Work to do: All of the records below must be output exactly, with no pictures carried over.

Data for the task:
══════

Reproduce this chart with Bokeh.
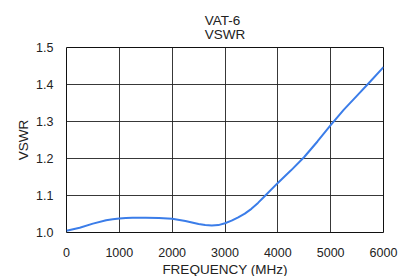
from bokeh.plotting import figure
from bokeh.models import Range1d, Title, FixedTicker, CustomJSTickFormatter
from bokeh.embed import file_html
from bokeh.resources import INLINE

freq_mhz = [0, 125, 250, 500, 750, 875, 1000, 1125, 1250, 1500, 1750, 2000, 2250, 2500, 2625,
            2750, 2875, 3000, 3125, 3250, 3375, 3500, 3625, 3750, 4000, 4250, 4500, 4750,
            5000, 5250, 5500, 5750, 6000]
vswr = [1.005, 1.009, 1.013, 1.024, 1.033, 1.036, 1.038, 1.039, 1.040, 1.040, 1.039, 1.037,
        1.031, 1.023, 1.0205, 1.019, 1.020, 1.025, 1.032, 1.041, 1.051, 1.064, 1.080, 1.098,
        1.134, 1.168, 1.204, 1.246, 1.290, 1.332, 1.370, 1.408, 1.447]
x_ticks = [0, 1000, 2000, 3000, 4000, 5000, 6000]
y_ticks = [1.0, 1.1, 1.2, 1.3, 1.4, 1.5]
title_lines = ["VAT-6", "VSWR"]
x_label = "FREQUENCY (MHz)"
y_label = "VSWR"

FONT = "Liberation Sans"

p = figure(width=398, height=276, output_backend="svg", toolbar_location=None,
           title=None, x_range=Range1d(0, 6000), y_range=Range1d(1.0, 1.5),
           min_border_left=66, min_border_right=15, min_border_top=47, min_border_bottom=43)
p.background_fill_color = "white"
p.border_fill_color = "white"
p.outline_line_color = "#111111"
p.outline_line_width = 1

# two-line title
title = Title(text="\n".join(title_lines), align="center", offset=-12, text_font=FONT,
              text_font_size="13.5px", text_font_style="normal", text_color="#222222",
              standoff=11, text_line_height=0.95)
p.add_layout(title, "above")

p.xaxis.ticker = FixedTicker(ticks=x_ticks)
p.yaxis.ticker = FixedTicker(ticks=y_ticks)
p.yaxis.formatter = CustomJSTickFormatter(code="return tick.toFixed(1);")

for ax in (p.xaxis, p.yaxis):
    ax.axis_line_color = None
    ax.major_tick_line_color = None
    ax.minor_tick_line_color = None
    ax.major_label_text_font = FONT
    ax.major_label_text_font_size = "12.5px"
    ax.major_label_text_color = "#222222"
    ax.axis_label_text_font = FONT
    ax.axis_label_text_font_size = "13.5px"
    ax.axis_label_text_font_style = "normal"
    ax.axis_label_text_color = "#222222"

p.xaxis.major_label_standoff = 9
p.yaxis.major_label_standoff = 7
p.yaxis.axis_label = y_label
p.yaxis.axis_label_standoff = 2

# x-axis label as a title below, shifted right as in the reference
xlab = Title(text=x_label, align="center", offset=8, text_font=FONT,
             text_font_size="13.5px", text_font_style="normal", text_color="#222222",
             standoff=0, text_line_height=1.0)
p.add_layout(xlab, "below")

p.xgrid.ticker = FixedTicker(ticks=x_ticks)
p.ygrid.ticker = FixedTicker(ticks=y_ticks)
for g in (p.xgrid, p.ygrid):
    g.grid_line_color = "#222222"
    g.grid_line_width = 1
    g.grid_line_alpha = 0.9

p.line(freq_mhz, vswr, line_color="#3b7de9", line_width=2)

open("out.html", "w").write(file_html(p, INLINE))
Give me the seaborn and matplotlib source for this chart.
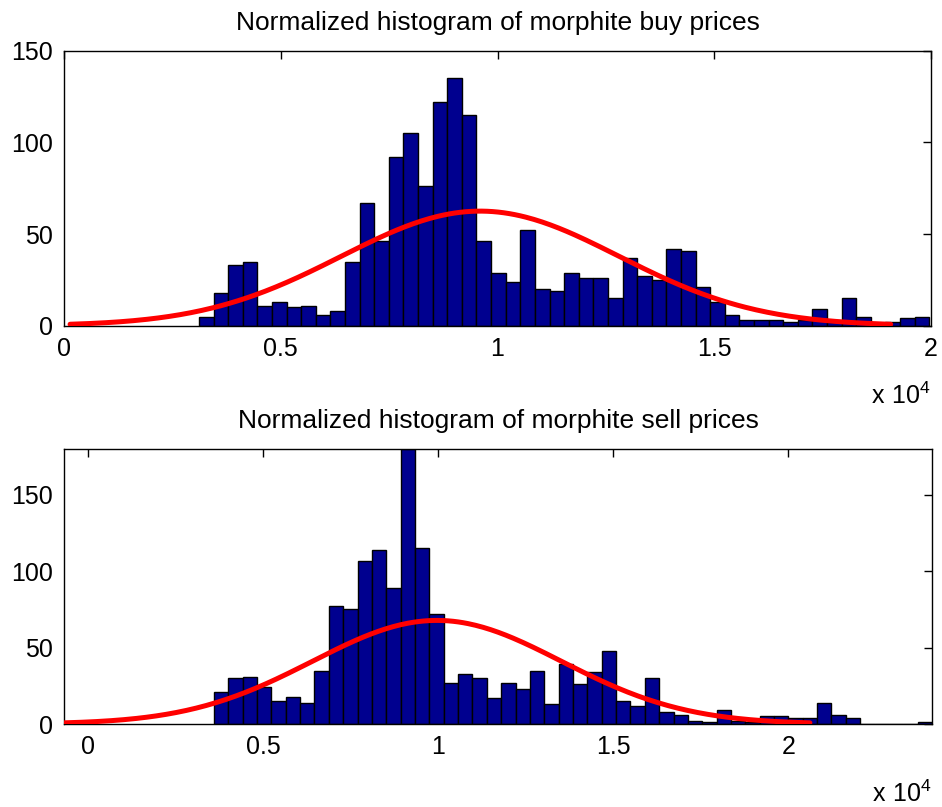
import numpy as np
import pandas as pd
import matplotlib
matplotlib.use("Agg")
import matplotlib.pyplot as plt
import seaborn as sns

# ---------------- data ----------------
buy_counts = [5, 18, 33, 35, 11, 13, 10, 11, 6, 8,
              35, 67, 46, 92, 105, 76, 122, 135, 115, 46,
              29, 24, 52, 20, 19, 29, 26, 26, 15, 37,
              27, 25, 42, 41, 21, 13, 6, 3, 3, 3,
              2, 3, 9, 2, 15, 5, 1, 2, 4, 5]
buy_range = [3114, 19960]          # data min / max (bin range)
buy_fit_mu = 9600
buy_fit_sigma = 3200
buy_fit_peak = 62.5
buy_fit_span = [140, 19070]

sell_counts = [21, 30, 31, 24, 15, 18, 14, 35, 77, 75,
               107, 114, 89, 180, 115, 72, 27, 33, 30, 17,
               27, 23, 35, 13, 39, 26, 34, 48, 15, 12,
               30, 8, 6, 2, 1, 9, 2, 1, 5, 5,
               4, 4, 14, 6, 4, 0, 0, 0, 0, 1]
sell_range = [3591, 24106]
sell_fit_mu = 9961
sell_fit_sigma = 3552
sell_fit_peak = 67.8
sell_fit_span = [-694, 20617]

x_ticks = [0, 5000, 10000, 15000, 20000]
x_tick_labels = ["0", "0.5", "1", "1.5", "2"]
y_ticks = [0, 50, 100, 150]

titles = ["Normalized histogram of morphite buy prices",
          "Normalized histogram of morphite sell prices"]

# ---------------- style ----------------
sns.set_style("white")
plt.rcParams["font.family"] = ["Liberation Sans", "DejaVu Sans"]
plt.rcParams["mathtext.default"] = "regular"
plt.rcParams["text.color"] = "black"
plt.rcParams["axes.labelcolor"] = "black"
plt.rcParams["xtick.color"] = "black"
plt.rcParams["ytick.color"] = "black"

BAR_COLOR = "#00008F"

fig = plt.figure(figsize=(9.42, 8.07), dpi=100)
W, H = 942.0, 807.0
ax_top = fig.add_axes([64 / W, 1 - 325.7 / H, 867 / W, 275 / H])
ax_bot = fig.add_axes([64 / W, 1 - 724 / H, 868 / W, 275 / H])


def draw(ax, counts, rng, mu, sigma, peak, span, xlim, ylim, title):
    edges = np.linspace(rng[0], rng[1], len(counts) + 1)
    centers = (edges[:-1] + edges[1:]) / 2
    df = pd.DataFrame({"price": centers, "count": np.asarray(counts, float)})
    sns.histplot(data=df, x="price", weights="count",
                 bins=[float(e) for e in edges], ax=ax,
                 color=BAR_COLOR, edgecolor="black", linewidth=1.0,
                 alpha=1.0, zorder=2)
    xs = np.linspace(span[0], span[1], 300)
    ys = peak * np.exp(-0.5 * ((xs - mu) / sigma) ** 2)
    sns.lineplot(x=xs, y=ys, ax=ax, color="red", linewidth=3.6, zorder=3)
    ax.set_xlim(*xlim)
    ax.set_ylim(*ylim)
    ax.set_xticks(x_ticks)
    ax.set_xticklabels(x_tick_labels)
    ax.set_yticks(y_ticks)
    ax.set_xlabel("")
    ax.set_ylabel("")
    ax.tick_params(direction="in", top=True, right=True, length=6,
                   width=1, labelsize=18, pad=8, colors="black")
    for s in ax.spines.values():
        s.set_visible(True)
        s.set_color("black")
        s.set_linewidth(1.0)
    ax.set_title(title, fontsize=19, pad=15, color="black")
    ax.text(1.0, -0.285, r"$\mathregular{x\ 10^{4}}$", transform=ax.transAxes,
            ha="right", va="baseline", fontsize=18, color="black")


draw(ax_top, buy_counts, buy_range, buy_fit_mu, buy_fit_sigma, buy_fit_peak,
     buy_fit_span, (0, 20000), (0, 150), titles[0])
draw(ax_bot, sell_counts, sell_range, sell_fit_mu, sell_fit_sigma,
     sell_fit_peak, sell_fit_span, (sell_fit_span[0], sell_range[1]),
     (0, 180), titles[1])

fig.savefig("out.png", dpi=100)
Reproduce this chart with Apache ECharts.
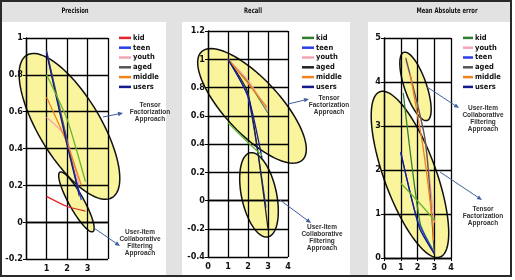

══════

Final answer:
Reproduce this chart with Bokeh.
from bokeh.plotting import figure
from bokeh.models import Range1d, Title, FixedTicker, CustomJSTickFormatter
from bokeh.embed import file_html
from bokeh.resources import INLINE

freq_mhz = [0, 125, 250, 500, 750, 875, 1000, 1125, 1250, 1500, 1750, 2000, 2250, 2500, 2625,
            2750, 2875, 3000, 3125, 3250, 3375, 3500, 3625, 3750, 4000, 4250, 4500, 4750,
            5000, 5250, 5500, 5750, 6000]
vswr = [1.005, 1.009, 1.013, 1.024, 1.033, 1.036, 1.038, 1.039, 1.040, 1.040, 1.039, 1.037,
        1.031, 1.023, 1.0205, 1.019, 1.020, 1.025, 1.032, 1.041, 1.051, 1.064, 1.080, 1.098,
        1.134, 1.168, 1.204, 1.246, 1.290, 1.332, 1.370, 1.408, 1.447]
x_ticks = [0, 1000, 2000, 3000, 4000, 5000, 6000]
y_ticks = [1.0, 1.1, 1.2, 1.3, 1.4, 1.5]
title_lines = ["VAT-6", "VSWR"]
x_label = "FREQUENCY (MHz)"
y_label = "VSWR"

FONT = "Liberation Sans"

p = figure(width=398, height=276, output_backend="svg", toolbar_location=None,
           title=None, x_range=Range1d(0, 6000), y_range=Range1d(1.0, 1.5),
           min_border_left=66, min_border_right=15, min_border_top=47, min_border_bottom=43)
p.background_fill_color = "white"
p.border_fill_color = "white"
p.outline_line_color = "#111111"
p.outline_line_width = 1

# two-line title
title = Title(text="\n".join(title_lines), align="center", offset=-12, text_font=FONT,
              text_font_size="13.5px", text_font_style="normal", text_color="#222222",
              standoff=11, text_line_height=0.95)
p.add_layout(title, "above")

p.xaxis.ticker = FixedTicker(ticks=x_ticks)
p.yaxis.ticker = FixedTicker(ticks=y_ticks)
p.yaxis.formatter = CustomJSTickFormatter(code="return tick.toFixed(1);")

for ax in (p.xaxis, p.yaxis):
    ax.axis_line_color = None
    ax.major_tick_line_color = None
    ax.minor_tick_line_color = None
    ax.major_label_text_font = FONT
    ax.major_label_text_font_size = "12.5px"
    ax.major_label_text_color = "#222222"
    ax.axis_label_text_font = FONT
    ax.axis_label_text_font_size = "13.5px"
    ax.axis_label_text_font_style = "normal"
    ax.axis_label_text_color = "#222222"

p.xaxis.major_label_standoff = 9
p.yaxis.major_label_standoff = 7
p.yaxis.axis_label = y_label
p.yaxis.axis_label_standoff = 2

# x-axis label as a title below, shifted right as in the reference
xlab = Title(text=x_label, align="center", offset=8, text_font=FONT,
             text_font_size="13.5px", text_font_style="normal", text_color="#222222",
             standoff=0, text_line_height=1.0)
p.add_layout(xlab, "below")

p.xgrid.ticker = FixedTicker(ticks=x_ticks)
p.ygrid.ticker = FixedTicker(ticks=y_ticks)
for g in (p.xgrid, p.ygrid):
    g.grid_line_color = "#222222"
    g.grid_line_width = 1
    g.grid_line_alpha = 0.9

p.line(freq_mhz, vswr, line_color="#3b7de9", line_width=2)

open("out.html", "w").write(file_html(p, INLINE))
Give me the seaborn and matplotlib source for this chart.
import numpy as np
import pandas as pd
import matplotlib
matplotlib.use("Agg")
import matplotlib.pyplot as plt
import seaborn as sns

# ---------------- data ----------------
buy_counts = [5, 18, 33, 35, 11, 13, 10, 11, 6, 8,
              35, 67, 46, 92, 105, 76, 122, 135, 115, 46,
              29, 24, 52, 20, 19, 29, 26, 26, 15, 37,
              27, 25, 42, 41, 21, 13, 6, 3, 3, 3,
              2, 3, 9, 2, 15, 5, 1, 2, 4, 5]
buy_range = [3114, 19960]          # data min / max (bin range)
buy_fit_mu = 9600
buy_fit_sigma = 3200
buy_fit_peak = 62.5
buy_fit_span = [140, 19070]

sell_counts = [21, 30, 31, 24, 15, 18, 14, 35, 77, 75,
               107, 114, 89, 180, 115, 72, 27, 33, 30, 17,
               27, 23, 35, 13, 39, 26, 34, 48, 15, 12,
               30, 8, 6, 2, 1, 9, 2, 1, 5, 5,
               4, 4, 14, 6, 4, 0, 0, 0, 0, 1]
sell_range = [3591, 24106]
sell_fit_mu = 9961
sell_fit_sigma = 3552
sell_fit_peak = 67.8
sell_fit_span = [-694, 20617]

x_ticks = [0, 5000, 10000, 15000, 20000]
x_tick_labels = ["0", "0.5", "1", "1.5", "2"]
y_ticks = [0, 50, 100, 150]

titles = ["Normalized histogram of morphite buy prices",
          "Normalized histogram of morphite sell prices"]

# ---------------- style ----------------
sns.set_style("white")
plt.rcParams["font.family"] = ["Liberation Sans", "DejaVu Sans"]
plt.rcParams["mathtext.default"] = "regular"
plt.rcParams["text.color"] = "black"
plt.rcParams["axes.labelcolor"] = "black"
plt.rcParams["xtick.color"] = "black"
plt.rcParams["ytick.color"] = "black"

BAR_COLOR = "#00008F"

fig = plt.figure(figsize=(9.42, 8.07), dpi=100)
W, H = 942.0, 807.0
ax_top = fig.add_axes([64 / W, 1 - 325.7 / H, 867 / W, 275 / H])
ax_bot = fig.add_axes([64 / W, 1 - 724 / H, 868 / W, 275 / H])


def draw(ax, counts, rng, mu, sigma, peak, span, xlim, ylim, title):
    edges = np.linspace(rng[0], rng[1], len(counts) + 1)
    centers = (edges[:-1] + edges[1:]) / 2
    df = pd.DataFrame({"price": centers, "count": np.asarray(counts, float)})
    sns.histplot(data=df, x="price", weights="count",
                 bins=[float(e) for e in edges], ax=ax,
                 color=BAR_COLOR, edgecolor="black", linewidth=1.0,
                 alpha=1.0, zorder=2)
    xs = np.linspace(span[0], span[1], 300)
    ys = peak * np.exp(-0.5 * ((xs - mu) / sigma) ** 2)
    sns.lineplot(x=xs, y=ys, ax=ax, color="red", linewidth=3.6, zorder=3)
    ax.set_xlim(*xlim)
    ax.set_ylim(*ylim)
    ax.set_xticks(x_ticks)
    ax.set_xticklabels(x_tick_labels)
    ax.set_yticks(y_ticks)
    ax.set_xlabel("")
    ax.set_ylabel("")
    ax.tick_params(direction="in", top=True, right=True, length=6,
                   width=1, labelsize=18, pad=8, colors="black")
    for s in ax.spines.values():
        s.set_visible(True)
        s.set_color("black")
        s.set_linewidth(1.0)
    ax.set_title(title, fontsize=19, pad=15, color="black")
    ax.text(1.0, -0.285, r"$\mathregular{x\ 10^{4}}$", transform=ax.transAxes,
            ha="right", va="baseline", fontsize=18, color="black")


draw(ax_top, buy_counts, buy_range, buy_fit_mu, buy_fit_sigma, buy_fit_peak,
     buy_fit_span, (0, 20000), (0, 150), titles[0])
draw(ax_bot, sell_counts, sell_range, sell_fit_mu, sell_fit_sigma,
     sell_fit_peak, sell_fit_span, (sell_fit_span[0], sell_range[1]),
     (0, 180), titles[1])

fig.savefig("out.png", dpi=100)
Reproduce this chart with Apache ECharts.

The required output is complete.